Friday, January 29, 2010

Cars to Giraffes, Recycled Sculpture Par Excellence


If you take walk around lakeview, lincoln park, and even some parts of downtown, you are bound to turn a corner and happen upon a neighborhood street flanked by two giant steel giraffes, or a yard scattered with bears and gorillas. It's a magical Chicago neighborhood moment, and one that I owe to the sculptor, John Kearney.

Kearney got a start as an art student, rummaging through junkyards for readily available sculpture material. What he found were car bumpers.

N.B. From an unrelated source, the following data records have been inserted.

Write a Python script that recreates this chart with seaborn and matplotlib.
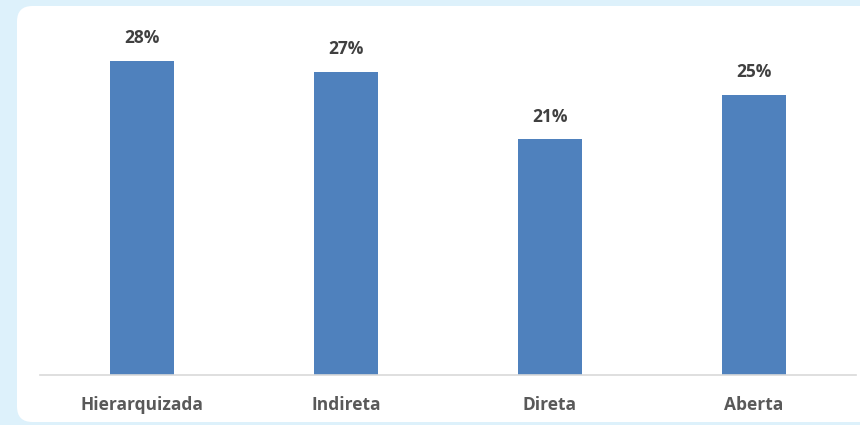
import matplotlib
matplotlib.use("Agg")
import matplotlib.pyplot as plt
from matplotlib.patches import FancyBboxPatch
import seaborn as sns
import pandas as pd

categories = ["Hierarquizada", "Indireta", "Direta", "Aberta"]
values = [28, 27, 21, 25]
value_labels = ["28%", "27%", "21%", "25%"]

sns.set_theme(style="white")
plt.rcParams["font.family"] = ["Open Sans", "DejaVu Sans"]

W, H = 860, 425
fig = plt.figure(figsize=(W / 100, H / 100), dpi=100)
fig.patch.set_facecolor("#ddf1fb")

# white rounded card behind the chart
card = FancyBboxPatch((17 / W, 3 / H), (W + 20 - 17) / W, (419 - 3) / H,
                      boxstyle="round,pad=0,rounding_size=0.018",
                      transform=fig.transFigure, facecolor="white",
                      edgecolor="none", zorder=-5, mutation_aspect=W / H)
fig.patches.append(card)

ax = fig.add_axes([40 / W, (H - 375) / H, (856 - 40) / W, (375 - 6) / H])
ax.set_zorder(2)
ax.set_facecolor("none")
ax.patch.set_alpha(0)

df = pd.DataFrame({"cat": categories, "val": values})
sns.barplot(data=df, x="cat", y="val", color="#4f81bd", saturation=1,
            width=0.31, linewidth=0, ax=ax)

ax.set_ylim(0, 32.9)
ax.set_xlim(-0.5, len(categories) - 0.5)
for i, (v, lab) in enumerate(zip(values, value_labels)):
    ax.annotate(lab, (i, v), xytext=(0, 10), textcoords="offset points",
                ha="center", va="bottom", fontsize=12.5, fontweight="bold",
                color="#404040")

for s in ["top", "right", "left"]:
    ax.spines[s].set_visible(False)
ax.spines["bottom"].set_color("#d9d9d9")
ax.spines["bottom"].set_linewidth(1.2)
ax.set_yticks([])
ax.set_xlabel("")
ax.set_ylabel("")
ax.tick_params(axis="x", length=0, pad=15, labelsize=12.5, colors="#595959")
for t in ax.get_xticklabels():
    t.set_fontweight("bold")

fig.savefig("out.png", dpi=100, facecolor=fig.get_facecolor())
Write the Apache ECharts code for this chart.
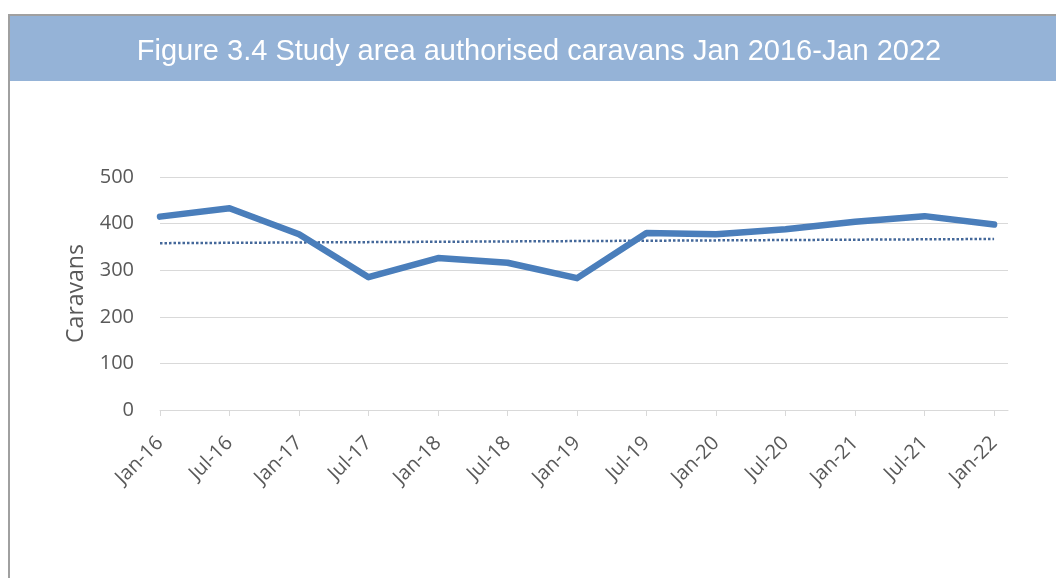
<!DOCTYPE html>
<html>
<head>
<meta charset="utf-8">
<script src="https://cdn.jsdelivr.net/npm/echarts@6/dist/echarts.min.js"></script>
<style>
html,body{margin:0;padding:0;background:#fff;}
#chart{width:1056px;height:578px;}
</style>
</head>
<body>
<div id="chart"></div>
<script>
const titleText = 'Figure 3.4 Study area authorised caravans Jan 2016-Jan 2022';
const categories = ['Jan-16','Jul-16','Jan-17','Jul-17','Jan-18','Jul-18','Jan-19','Jul-19','Jan-20','Jul-20','Jan-21','Jul-21','Jan-22'];
const caravans = [415, 433, 377, 285, 326, 316, 283, 380, 377, 388, 404, 416, 398];
const trendStart = 358;   // dotted linear trend at Jan-16
const trendEnd = 367;     // dotted linear trend at Jan-22
const yAxisName = 'Caravans';

const lastIdx = categories.length - 1;
const catIdx = categories.map((c, i) => i);

const chart = echarts.init(document.getElementById('chart'), null, {renderer: 'canvas'});
chart.setOption({
  animation: false,
  backgroundColor: '#ffffff',
  graphic: [
    {type: 'rect', shape: {x: 9, y: 15, width: 1200, height: 800},
     style: {fill: '#ffffff', stroke: '#a0a0a0', lineWidth: 2}, z: -10, silent: true},
    {type: 'rect', shape: {x: 10, y: 16, width: 1200, height: 65},
     style: {fill: '#95b3d7'}, z: -9, silent: true},
    {type: 'text', x: 539, y: 52, silent: true,
     style: {text: titleText, fill: '#ffffff', font: '29px "Liberation Sans", Arial, sans-serif',
             textAlign: 'center', textVerticalAlign: 'middle'}}
  ],
  grid: {left: 160, right: 48, top: 177, bottom: 168, containLabel: false},
  xAxis: {
    type: 'value', min: 0, max: lastIdx + 0.2, interval: 1,
    axisLine: {show: true, lineStyle: {color: '#d9d9d9', width: 1}},
    axisTick: {show: true, length: 6, customValues: catIdx, lineStyle: {color: '#d9d9d9'}},
    splitLine: {show: false},
    axisLabel: {
      customValues: catIdx,
      rotate: 45, margin: 30, color: '#595959',
      fontFamily: '"Open Sans", sans-serif', fontSize: 20,
      formatter: v => categories[Math.round(v)] || ''
    }
  },
  yAxis: {
    type: 'value', min: 0, max: 500, interval: 100,
    name: yAxisName, nameLocation: 'middle', nameGap: 72,
    nameTextStyle: {color: '#595959', fontFamily: '"Open Sans", sans-serif', fontSize: 23},
    axisLine: {show: false}, axisTick: {show: false},
    splitLine: {lineStyle: {color: '#d9d9d9', width: 1}},
    axisLabel: {color: '#595959', fontFamily: '"Open Sans", sans-serif', fontSize: 20, margin: 26}
  },
  series: [
    {type: 'line', data: caravans.map((v, i) => [i, v]), symbol: 'none', z: 3,
     lineStyle: {color: '#4a7ebb', width: 6.5, cap: 'round', join: 'round'}},
    {type: 'line', data: [[0, trendStart], [lastIdx, trendEnd]], symbol: 'none', z: 2,
     lineStyle: {color: '#44689a', width: 2.5, type: [2.5, 2]}}
  ]
});
</script>
</body>
</html>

What he made were the opposite of steel and technology: homages to the majesty of the natural world, life-size recreations of megafauna. The giraffes are around roscoe and belmont (I'm not going to tell you where since you have to find them yourself, that's part of the fun). There's a moose downtown on Michigan Avenue. A whole storybook full of characters from the Wizard of Oz border (appropriately) Oz Park. Make sure you get up close and see how he fit the bumpers perfectly into each other to create anatomically accurate figures.



The real jewel in the John Kearney decorative gammut is a house on belden in lincoln park that I can only find when I'm not looking for it. I sware this is true! It's a painted lady, with each victorian embellishment painted a candy color. The yard is littered with sculptures. My guess is home of the artist, but I can't say for sure. I walked by once and saw someone working on the house. I called out to ask a question but he was either deaf of studiously ignored my "excuse me?"s. Sometimes it's better to just appreciate than know, I guess.